**Task brief:** Retype exactly the lines from the first one through the line with "from matplotlib.colors import to_rgb", including both ends; skip any pictures.
----------
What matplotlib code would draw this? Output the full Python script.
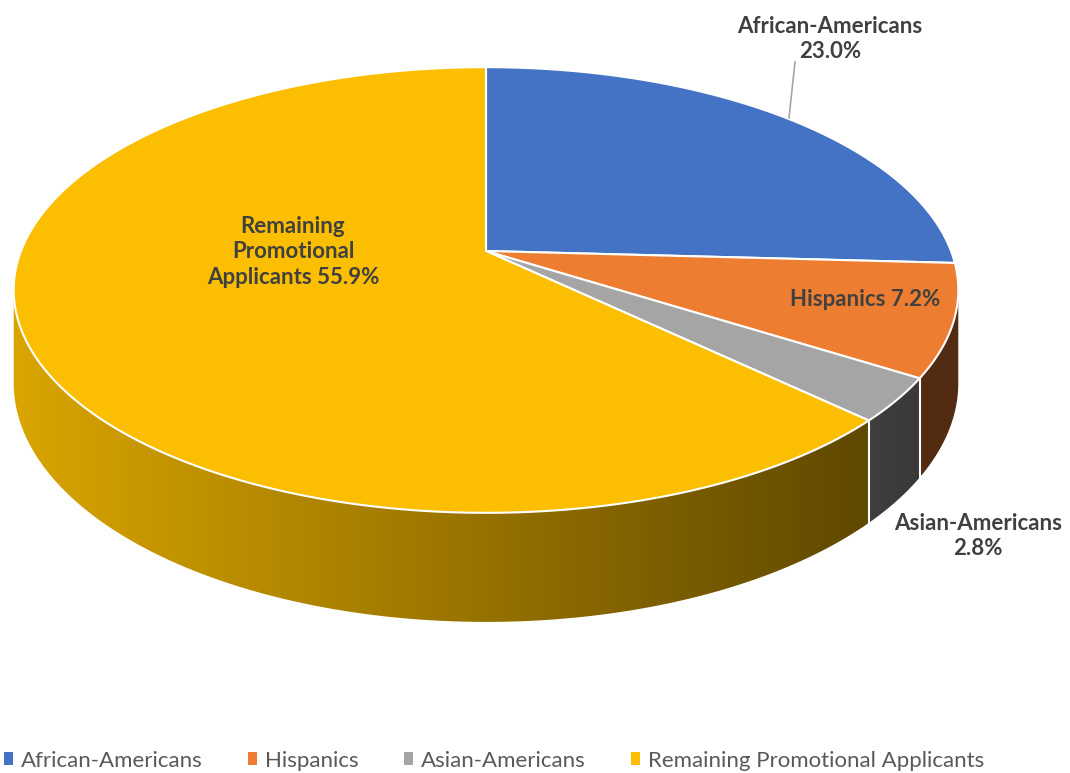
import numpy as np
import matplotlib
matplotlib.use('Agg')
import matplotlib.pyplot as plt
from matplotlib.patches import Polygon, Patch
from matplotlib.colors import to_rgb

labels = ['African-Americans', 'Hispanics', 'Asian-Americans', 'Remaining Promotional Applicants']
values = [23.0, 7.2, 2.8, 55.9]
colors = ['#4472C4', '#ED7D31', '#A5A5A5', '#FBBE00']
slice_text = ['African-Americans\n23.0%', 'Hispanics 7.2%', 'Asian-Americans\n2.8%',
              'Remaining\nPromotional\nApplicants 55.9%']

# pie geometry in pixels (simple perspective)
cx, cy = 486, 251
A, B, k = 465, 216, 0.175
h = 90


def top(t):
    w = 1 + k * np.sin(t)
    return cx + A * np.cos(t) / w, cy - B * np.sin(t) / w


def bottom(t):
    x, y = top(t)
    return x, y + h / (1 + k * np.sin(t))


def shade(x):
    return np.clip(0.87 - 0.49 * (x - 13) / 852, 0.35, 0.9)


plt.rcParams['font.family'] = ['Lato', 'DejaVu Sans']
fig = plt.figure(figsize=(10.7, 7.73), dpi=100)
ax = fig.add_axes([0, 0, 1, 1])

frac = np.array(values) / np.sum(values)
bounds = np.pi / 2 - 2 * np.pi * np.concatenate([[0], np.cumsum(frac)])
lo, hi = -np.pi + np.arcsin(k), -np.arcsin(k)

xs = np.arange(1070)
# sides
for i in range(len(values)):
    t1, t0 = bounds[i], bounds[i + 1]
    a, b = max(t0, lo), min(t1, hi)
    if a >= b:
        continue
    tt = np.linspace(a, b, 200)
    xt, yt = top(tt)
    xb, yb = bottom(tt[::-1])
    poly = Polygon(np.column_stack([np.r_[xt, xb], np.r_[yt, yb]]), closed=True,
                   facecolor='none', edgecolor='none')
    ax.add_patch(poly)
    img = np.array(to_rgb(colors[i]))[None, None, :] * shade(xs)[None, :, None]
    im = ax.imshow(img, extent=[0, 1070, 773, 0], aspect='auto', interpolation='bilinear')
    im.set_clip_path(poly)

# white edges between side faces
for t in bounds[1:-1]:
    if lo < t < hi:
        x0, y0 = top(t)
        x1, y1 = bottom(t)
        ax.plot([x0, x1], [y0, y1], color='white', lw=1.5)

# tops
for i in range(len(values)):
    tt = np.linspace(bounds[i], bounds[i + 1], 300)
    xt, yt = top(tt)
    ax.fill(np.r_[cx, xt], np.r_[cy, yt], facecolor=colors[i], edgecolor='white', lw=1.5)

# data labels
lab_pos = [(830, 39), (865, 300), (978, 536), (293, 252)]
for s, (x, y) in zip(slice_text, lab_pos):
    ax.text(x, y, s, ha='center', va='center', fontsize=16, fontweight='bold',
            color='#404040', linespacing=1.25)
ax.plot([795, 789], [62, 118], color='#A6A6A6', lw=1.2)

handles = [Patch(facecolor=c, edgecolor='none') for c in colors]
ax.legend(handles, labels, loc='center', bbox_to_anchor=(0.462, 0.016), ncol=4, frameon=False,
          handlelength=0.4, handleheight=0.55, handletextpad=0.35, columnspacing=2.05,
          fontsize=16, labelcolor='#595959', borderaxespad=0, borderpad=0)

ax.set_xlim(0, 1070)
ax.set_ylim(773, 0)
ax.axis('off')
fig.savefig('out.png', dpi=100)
----------
**Full response:**
What matplotlib code would draw this? Output the full Python script.
import numpy as np
import matplotlib
matplotlib.use('Agg')
import matplotlib.pyplot as plt
from matplotlib.patches import Polygon, Patch
from matplotlib.colors import to_rgb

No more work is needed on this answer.